Advisers have been encouraged to check the amount of cash they are forking out for discretionary fund management in light of the taxman ruling Tatton’s model portfolios were exempt from VAT.
Tom Sparke, managing director at GDIM, said advisers were potentially overpaying for the service provided by their DFM as some were likely to levy VAT on their service “just because that has been the norm”.
He said: “There is certainly potential that DFMs are charging VAT where it is not needed, and advisers are taking on that cost. HMRC has quite specific criteria for what is exempt and what is not.
“It is definitely worth both DFMs and advisers checking whether the service is exempt. Some may charge it just because it has been the norm.”
GDIM, a DFM providing a model portfolio service for advisers, does not levy VAT on its services and charges a 0.15 per cent fee.
Mr Sparke said he received confirmation from HMRC that he did not need to charge VAT when GDIM was first launched and he has had this reconfirmed since.
Scott Gallacher, director at Rowley Turton, agreed. He said: "If you are using a DFM, the Tatton MPS decision is probably a good prompt to review those arrangements to ensure that they are competitive for your clients."
The comments come after Tatton revealed in its accounts this week it had received a refund of £1.7m after HMRC agreed with the asset management firm that DFMs supplying model portfolio services were exempt from VAT.
Tatton told FTAdviser it had not charged its clients VAT, instead covering the costs itself, as it had always thought HMRC would find in its favour.
Mr Sparke said advisers were paying too much in general for DFM services, particularly if they only needed model portfolios.
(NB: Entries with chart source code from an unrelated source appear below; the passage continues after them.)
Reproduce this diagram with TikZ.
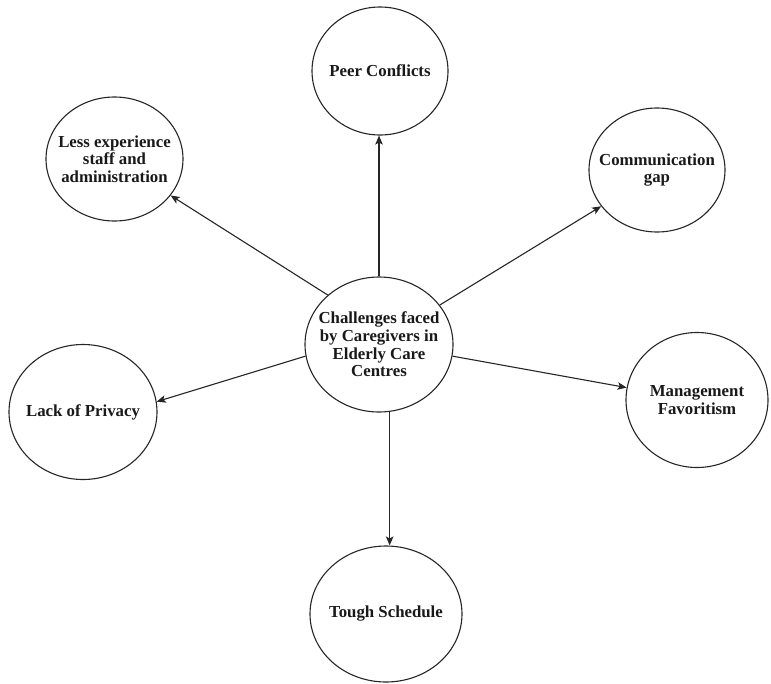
\documentclass[tikz,border=0pt]{standalone}
\usepackage{fontspec}
\setmainfont{Liberation Serif}
\usetikzlibrary{shapes.geometric,arrows.meta}
\tikzset{
  bub/.style={draw=black!85, line width=1.1pt, ellipse, inner sep=0pt, fill=white},
  txt/.style={font=\bfseries\fontsize{16.8}{17.7}\selectfont, align=center, text=black!90},
  conn/.style={draw=black!85, line width=1.1pt, -{Stealth[length=9pt,width=7.5pt,inset=2pt]}}
}
\begin{document}
\begin{tikzpicture}[x=1pt,y=-1pt]
\useasboundingbox (0,0) rectangle (771,683);
\node[bub, minimum width=148pt, minimum height=135pt,
  label={[txt]center:Challenges faced\\by Caregivers in\\Elderly Care\\Centres}] (c) at (379,344.5) {};
\node[bub, minimum width=136pt, minimum height=128pt,
  label={[txt]center:Peer Conflicts}] (p) at (380,71) {};
\node[bub, minimum width=137pt, minimum height=124pt,
  label={[txt]center:Less experience\\staff and\\administration}] (l) at (114.5,159) {};
\node[bub, minimum width=136pt, minimum height=124pt,
  label={[txt]center:Communication\\gap}] (m) at (657,170) {};
\node[bub, minimum width=148pt, minimum height=135pt,
  label={[txt]center:Lack of Privacy}] (lp) at (83,412) {};
\node[bub, minimum width=142pt, minimum height=135pt,
  label={[txt]center:Management\\Favoritism}] (mf) at (697,400) {};
\node[bub, minimum width=152pt, minimum height=136pt,
  label={[txt]center:Tough Schedule}] (t) at (386,614) {};
\draw[conn] (c.north) -- (c.north |- p.south);
\draw[conn] (c.-81.5) -- (c.-81.5 |- t.north);
\draw[conn] (c.136.7) -- (l.-33.2);
\draw[conn] (c.33.4) -- (m.-147.9);
\draw[conn] (c.189) -- (lp.8.3);
\draw[conn] (c.-9.6) -- (mf.170.5);
\end{tikzpicture}
\end{document}
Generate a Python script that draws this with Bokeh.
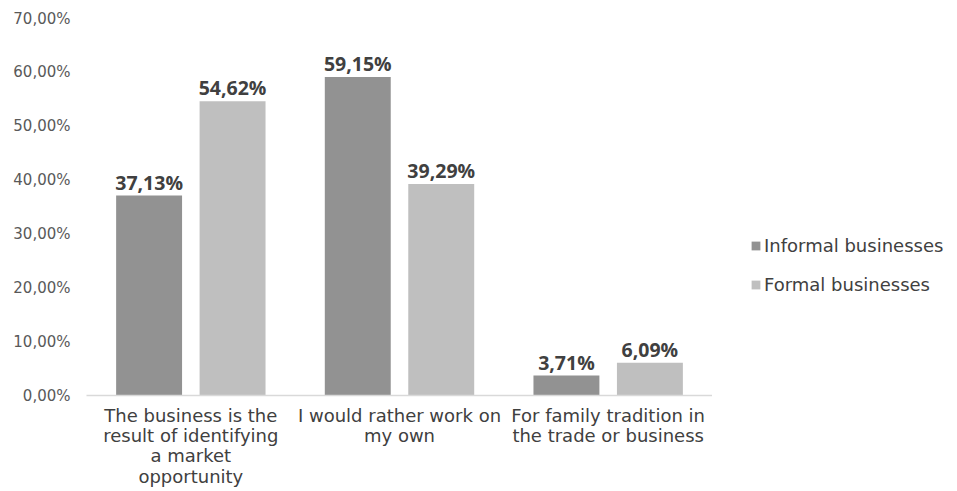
from bokeh.plotting import figure
from bokeh.models import ColumnDataSource, FixedTicker, Range1d, Legend
from bokeh.layouts import row
from bokeh.core.properties import value
from bokeh.embed import file_html
from bokeh.resources import INLINE

categories = [
    "The business is the\nresult of identifying\na market\nopportunity",
    "I would rather work on\nmy own",
    "For family tradition in\nthe trade or business",
]
series_names = ["Informal businesses", "Formal businesses"]
informal = [37.13, 59.15, 3.71]
formal = [54.62, 39.29, 6.09]
y_ticks = [0, 10, 20, 30, 40, 50, 60, 70]
colors = ["#929292", "#bfbfbf"]

def pct(v):
    return ("%.2f%%" % v).replace(".", ",")

idx = list(range(len(categories)))
offset = 0.2
bw = 0.316

p = figure(width=712, height=491, output_backend="svg", toolbar_location=None,
           x_range=Range1d(-0.5, 2.5), y_range=Range1d(0, 70),
           min_border_left=86, min_border_right=0, min_border_top=18,
           min_border_bottom=96)
p.outline_line_color = None
p.background_fill_color = "white"
p.border_fill_color = "white"

for k, (vals, name, col) in enumerate(zip([informal, formal], series_names, colors)):
    xs = [i + (-offset if k == 0 else offset) for i in idx]
    src = ColumnDataSource(dict(x=xs, top=vals, lab=[pct(v) for v in vals]))
    p.vbar(x="x", top="top", width=bw, bottom=0, source=src,
           fill_color=col, line_color=None)
    p.text(x="x", y="top", text="lab", source=src, text_align="center",
           text_baseline="bottom", y_offset=0, text_font=value("Open Sans"),
           text_font_style="bold", text_font_size="19.5px", text_color="#404040")

p.xgrid.grid_line_color = None
p.ygrid.grid_line_color = None

p.xaxis.ticker = FixedTicker(ticks=idx)
p.xaxis.major_label_overrides = {i: c for i, c in zip(idx, categories)}
p.xaxis.major_tick_line_color = None
p.xaxis.minor_tick_line_color = None
p.xaxis.axis_line_color = "#d9d9d9"
p.xaxis.axis_line_width = 1.5
p.xaxis.major_label_text_font = "DejaVu Sans"
p.xaxis.major_label_text_font_size = "18px"
p.xaxis.major_label_text_line_height = 0.97
p.xaxis.major_label_text_color = "#404040"
p.xaxis.major_label_standoff = 3

p.yaxis.ticker = FixedTicker(ticks=y_ticks)
p.yaxis.major_label_overrides = {t: pct(t) for t in y_ticks}
p.yaxis.axis_line_color = None
p.yaxis.major_tick_line_color = None
p.yaxis.minor_tick_line_color = None
p.yaxis.major_label_text_font = "DejaVu Sans"
p.yaxis.major_label_text_font_size = "15px"
p.yaxis.major_label_text_color = "#595959"
p.yaxis.major_label_standoff = 10

# legend panel
q = figure(width=245, height=491, output_backend="svg", toolbar_location=None,
           x_range=Range1d(0, 1), y_range=Range1d(0, 1),
           x_axis_type=None, y_axis_type=None,
           min_border_left=0, min_border_right=0, min_border_top=0,
           min_border_bottom=0)
q.outline_line_color = None
q.xgrid.grid_line_color = None
q.ygrid.grid_line_color = None
items = []
for name, col in zip(series_names, colors):
    r = q.vbar(x=[0], top=[0], bottom=[0], width=0.01, fill_color=col,
               line_color=None)
    items.append((name, [r]))

legend = Legend(items=items, location=(38, 100), orientation="vertical",
                label_text_font="DejaVu Sans", label_text_font_size="18px",
                label_text_color="#404040", glyph_width=11, glyph_height=11,
                label_standoff=3, spacing=18, padding=0, margin=0,
                border_line_color=None, background_fill_alpha=0,
                label_height=20)
q.add_layout(legend)

layout = row(p, q)
open("out.html", "w").write(file_html(layout, INLINE))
He said: “If you only need MPS then you do not need to be paying 30 to 40 bps when there are firms out there charging 0.15 per cent.
“I think we will see the average cost of a DFM coming down everywhere. It is certainly going that way.”
Charlie Parker, managing director of DFM Albemarle Street Partners, agreed. He said: “DFM fees have to come down. In older firms, historical clients are paying very different rates to new clients.
“A lot of the profitability with older DFMs comes from historical advisers paying higher rates. I don’t think that is ok.”
Mr Parker said advisers should demand the best new rate available to an adviser, adding that he hoped the coronavirus crisis and the sharpened focus on costs would be the catalyst to nudge advisers to do so.
Paul Stocks, director at Dobson and Hodge, agreed, adding many DFMs had adopted a centralised MPS and therefore it was important to understand whether they were offering a truly discretionary, bespoke service to the client or not.
He added: "I also suspect some will offer the same underlying strategies in various guises, and therefore it's important to establish the precise client need and the most cost effective way of satisfying it."